We’re calling our version “tomato pizza pie.” And we’re definitely making this again before tomato season is over.

Tomato Pizza Pie

(For the original recipe this is based on, click here.)

For the crust:  Use your favorite pizza crust recipe and press it into the sides of a small baking dish. (I hesitate to recommend mine, because it makes a huge batch and it’s whole wheat, which can be an acquired taste. I suspect that any decent bread dough or pizza crust will taste pretty good with this filling.)

For the filling:

1 cup  mayonnaise
1/1 Tbs. red wine vinegar
1 large eggs
3/4 cup grated white cheddar cheese

3/4 cup grated sharp cheddar cheese
3-4 fresh garden tomatoes, cored and cut
into 1/4-inch slices
Freshly cracked black pepper

Italian seasoning (I used a blend that was basically oregano and basil)


Preheat the oven to 400 degrees.

Peel, core and slice the tomatoes. Sprinkle with salt and set them on paper towels to drain for about half an hour. (When you’re ready to use them, blot the tops with paper towel as well.)

Prepare the pizza crust, pressing it into and up the sides of a small baking dish.

Blend the mayo, vinegar and egg in a small bowl.

Now you’re ready to begin assembling the pizza:

Put a thin layer of both cheeses on the bottom of the crust. Add a layer of sliced tomatoes and season with salt, pepper, oregano and basil. Then add a layer of the mayo mixture.
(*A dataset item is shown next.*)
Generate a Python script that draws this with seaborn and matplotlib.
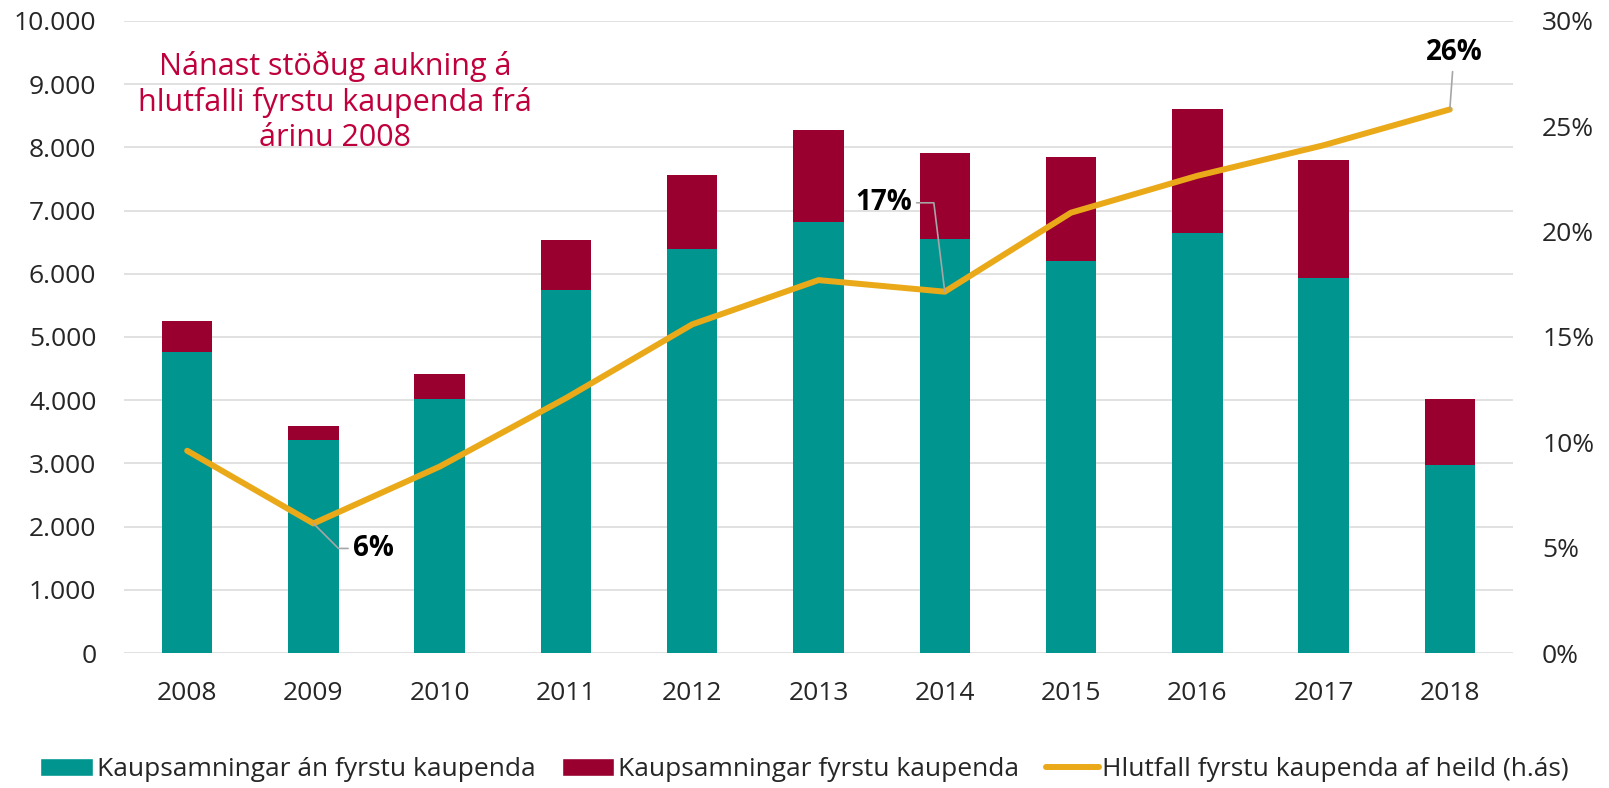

Repeat the layering process until the filling comes close to the top of the baking dish. Sprinkle more cheese over the top.

Bake in the oven for around 20  minutes or until the top is well-browned.

Note: The original recipe said you said should then allow the pie to cool and even refrigerate it for an hour before slicing into wedges and baking for another five to seven minutes to warm it up. But we were too impatient and ate it shortly after it came out of the oven!